- The Washington Times - Monday, January 19, 2009

Michelle Obama‘s fashion choices are poised to do more than just set trends, like past first ladies. Hers may catapult a new generation of lesser-known women and minority designers to prominence in a profession often dominated by white men.

Mrs. Obama already has brought attention to such female newcomers as Maria Pinto, a fellow Chicagoan, and Thai native Thakoon.

The Italian-American Miss Pinto was an obscure dressmaker two years ago, but now her design is rumored to be a leading contender for Mrs. Obama’s choice for her inaugural gown.

Mrs. Obama “doesn’t go for the typical,” said Nick Verreos, a Hispanic women’s designer and former “Project Runway” contestant. “She’s going to bring new designers like me with her over the next four years.”

Since the 1960s, the first ladies’ clothiers have been an exclusive club, made up mostly of white, male designers. They have included Oleg Cassini (Jacqueline Kennedy), Adolfo (Nancy Reagan), Arnold Scaasi (Barbara Bush), and Oscar de la Renta (Laura Bush). Hillary Rodham Clinton’s choice was the only woman: Donna Karan.

Fashion industry observers now see the club of first lady designers expanding and becoming more diverse, like the Obama family itself.

“Mrs. Obama is comfortable in her own skin and does not need the old guard of designers to complete her message of youth and energy,” said Treena Lombardo, fashion market director for the fashion industry’s W magazine.

Miss Lombardo sees Mrs. Obama raising the profile of minority designers like black B Michael and Indian-American Rachel Roy.

Mr. Michael designed the gown to be worn by inaugural poet Elizabeth Alexander, and Miss Roy designed a piece for “Runway for Change,” a collection of handbags and T-shirts made by pro-Obama fashionistas.

“Michelle Obama will not only be a support to young designers but to people everywhere who are or have experienced hardship or great challenges,” Miss Roy said via e-mail.

Designer selections by famous and glamorous women send powerful messages, said Letitia Baldrige, social secretary to Mrs. Kennedy. “By choosing one designer to make her wardrobe, Michelle Obama will make that designer famous for the rest of his or her life.”

Mrs. Baldrige points out that Mrs. Kennedy selected Ann Lowe, a black woman, to make her wedding dress, and continued to patronize her during her tenure as first lady.

In 1996, Carolyn Bessette, the bride of John F. Kennedy Jr., selected a little-known Cuban designer named Narcisco Rodriguez to design her wedding gown, much to the consternation of Calvin Klein, the bride’s employer.

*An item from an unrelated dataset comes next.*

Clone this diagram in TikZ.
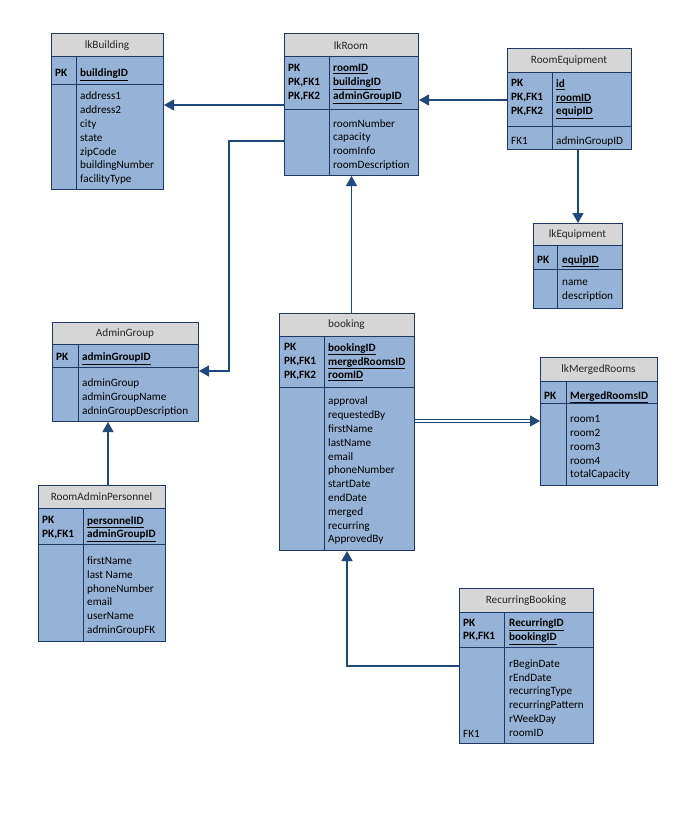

The gown catapulted Mr. Rodriguez to international fame.

On election night, Mrs. Obama stood victorious next to her husband in Chicago’s Grant Park in one of Mr. Rodriguez’s dresses.

“It’s just like a girlfriend or your sister taking you to a different store when you shop,” said Washington fashion consultant Lauren A. Rothman. “That is what Michelle will do for consumers by exposing them to new designers.”

Restaurateur and lifestyle guru B. Smith said Mrs. Obama’s choice of minority designers is not coincidental. “The Obamas have a social conscience about everything they do. They want to make a difference for these young designers,” said Miss Smith, a former model who is black.

“Like her husband, she will bring change,” Mr. Verreos said.